While in Dallas he would frequent local craft breweries that had unique beers.
“I was trying stuff that I never thought I’d try,” he said. While visiting Lake Tahoe he thought the area needed something similar.
“For there to not be something that’s showcasing new styles of beer seemed strange to me. I felt like that was an opportunity and I thought, you know what, let’s just try it,” he said.
Since then similar restaurants and local breweries have opened in Truckee, producing beer that finds its way onto Mellow Fellow’s tap list. Eller has even opened a second location in Reno.
“In our area now there are probably 10 local breweries between Tahoe and Reno and a countless number of places that have an extensive tap list,” he said.
The challenge with his work now, he said, is managing two locations while finding reliable employees with the rising cost of housing.
“When I first started it seemed like there were a lot of folks who were eager, young and looking for opportunities,” said Eller. “Now there’s more jobs than there are people available.”
Keeping prices low enough to attract locals while taking care of his employees is a main focus of his business.

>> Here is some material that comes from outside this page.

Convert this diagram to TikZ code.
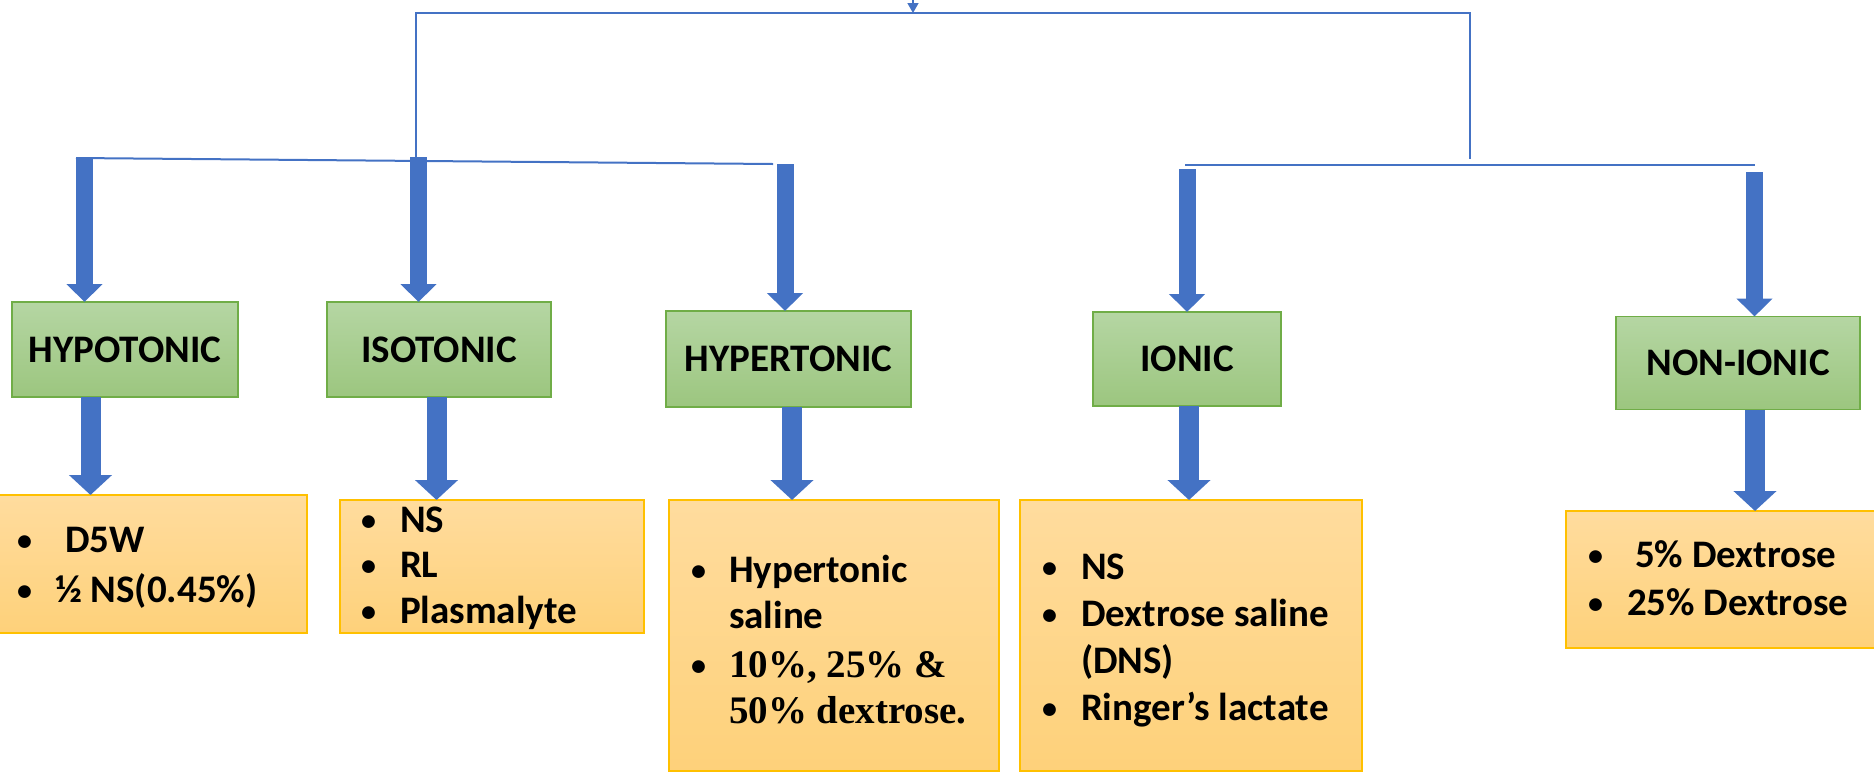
\documentclass[tikz,border=0pt]{standalone}
\usepackage{fontspec}
\setmainfont{Carlito}
\newfontfamily\timesb{Liberation Serif}
\usetikzlibrary{arrows.meta}
\definecolor{lblue}{HTML}{4472C4}
\definecolor{gtop}{HTML}{B5D6A3}
\definecolor{gbot}{HTML}{9CC67F}
\definecolor{gbord}{HTML}{70AD47}
\definecolor{otop}{HTML}{FFDC9E}
\definecolor{obot}{HTML}{FED17A}
\definecolor{obord}{HTML}{FFC000}
\newcommand\smbul{\raisebox{2pt}{\fontsize{30}{30}\selectfont •}}
\newcommand\bitem[2]{\hbox{\makebox[#1][l]{\smbul}#2}}
\newcommand\bcont[2]{\hbox{\hspace*{#1}#2}}
\newcommand\blist[2]{\vtop{\baselineskip=#1\lineskiplimit=-100pt\lineskip=0pt #2}}
\begin{document}
\begin{tikzpicture}[x=1pt,y=-1pt,
  every node/.style={inner sep=0pt, outer sep=0pt},
  catbox/.style={draw=gbord, line width=1.5pt, top color=gtop, bottom color=gbot,
    font=\fontsize{39}{47}\selectfont\bfseries},
  listbox/.style={draw=obord, line width=1.5pt, top color=otop, bottom color=obot},
  listtext/.style={anchor=base west, font=\fontsize{39}{48}\selectfont\bfseries},
  bus/.style={draw=lblue, line width=2pt},
  fatT/.style={draw=lblue, line width=17pt, -{Triangle[width=35pt,length=18pt]}},
  fatB/.style={draw=lblue, line width=20pt, -{Triangle[width=42pt,length=20pt]}}]
\useasboundingbox (0,0) rectangle (1874,772);

% category boxes
\node[catbox, minimum width=226pt, minimum height=95pt] (hypo)  at (125,349.5) {HYPOTONIC};
\node[catbox, minimum width=224pt, minimum height=95pt] (iso)   at (439,349.5) {ISOTONIC};
\node[catbox, minimum width=245pt, minimum height=96pt] (hyper) at (788.5,359) {HYPERTONIC};
\node[catbox, minimum width=188pt, minimum height=94pt] (ionic) at (1187,359) {IONIC};
\node[catbox, minimum width=244pt, minimum height=93pt] (nonionic) at (1738,363) {NON-IONIC};

% list boxes
\node[listbox, minimum width=309pt, minimum height=138pt] (hypoL)  at (152.5,564) {};
\node[listbox, minimum width=304pt, minimum height=133pt] (isoL)   at (492,566.5) {};
\node[listbox, minimum width=330pt, minimum height=271pt] (hyperL) at (834,635.5) {};
\node[listbox, minimum width=342pt, minimum height=271pt] (ionicL) at (1191,635.5) {};
\node[listbox, minimum width=312pt, minimum height=137pt] (nonionicL) at (1722,579.5) {};

% list texts
\node[listtext] (hypoT) at (17,552) {\blist{50pt}{\bitem{48pt}{D5W}\bitem{38pt}{½ NS(0.45\%)}}};
\node[listtext] (isoT) at (361,532) {\blist{45.5pt}{\bitem{39pt}{NS}\bitem{39pt}{RL}\bitem{39pt}{Plasmalyte}}};
\node[listtext] (hyperT) at (691,582) {\blist{46pt}{\bitem{38pt}{Hypertonic}\bcont{38pt}{saline}\vskip3pt
  \bitem{38pt}{\timesb 10\%, 25\% \&}\bcont{38pt}{\timesb 50\% dextrose.}}};
\node[listtext] (ionicT) at (1042,579) {\blist{47pt}{\bitem{39pt}{NS}\bitem{39pt}{Dextrose saline}\bcont{39pt}{(DNS)}\bitem{39pt}{Ringer’s lactate}}};
\node[listtext] (nonionicT) at (1588,567) {\blist{48pt}{\bitem{47pt}{5\% Dextrose}\bitem{39pt}{25\% Dextrose}}};

% bus lines
\coordinate (in) at (913,-2);
\coordinate (t1) at (913,13);
\coordinate (tL) at (416,13);
\coordinate (tR) at (1470,13);
\coordinate (vL) at (416,157);
\coordinate (vR) at (1470,159);
\coordinate (lA) at (76,158);
\coordinate (lB) at (773,164);
\coordinate (rA) at (1185,165);
\coordinate (rB) at (1755,165);
\draw[lblue, line width=1.5pt, -{Triangle[width=11pt,length=10pt]}] (in) -- (t1);
\draw[bus] (vL) -- (tL) -- (tR) -- (vR);
\draw[bus] (lA) -- (lB);
\draw[bus] (rA) -- (rB);

% upper fat arrows
\coordinate (s1) at (84.5,158);
\coordinate (s2) at (418.5,157);
\coordinate (s3) at (785,164);
\coordinate (s4) at (1187,169);
\coordinate (s5) at (1754.5,172);
\draw[fatT] (s1) -- (s1 |- hypo.north);
\draw[fatT] (s2) -- (s2 |- iso.north);
\draw[fatT] (s3) -- (s3 |- hyper.north);
\draw[fatT] (s4) -- (s4 |- ionic.north);
\draw[fatT] (s5) -- (s5 |- nonionic.north);

% lower fat arrows
\coordinate (x1) at (90.5,0);
\coordinate (x2) at (436.5,0);
\coordinate (x3) at (792,0);
\coordinate (x4) at (1189,0);
\coordinate (x5) at (1755,0);
\draw[fatB] (hypo.south -| x1) -- (hypoL.north -| x1);
\draw[fatB] (iso.south -| x2) -- (isoL.north -| x2);
\draw[fatB] (hyper.south -| x3) -- (hyperL.north -| x3);
\draw[fatB] (ionic.south -| x4) -- (ionicL.north -| x4);
\draw[fatB] (nonionic.south -| x5) -- (nonionicL.north -| x5);
\end{tikzpicture}
\end{document}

“You’re trying to keep your prices affordable for folks who live in the area, but to get good employees you have to pay significantly more than most places do in other cities,” he said.
Though day to day responsibilities are different from previous jobs he’s held, Eller said he’s happy he made the transition.
“It’s been a roller coaster so far,” he said. “You never know when you’re needed, but when you’re needed you go.”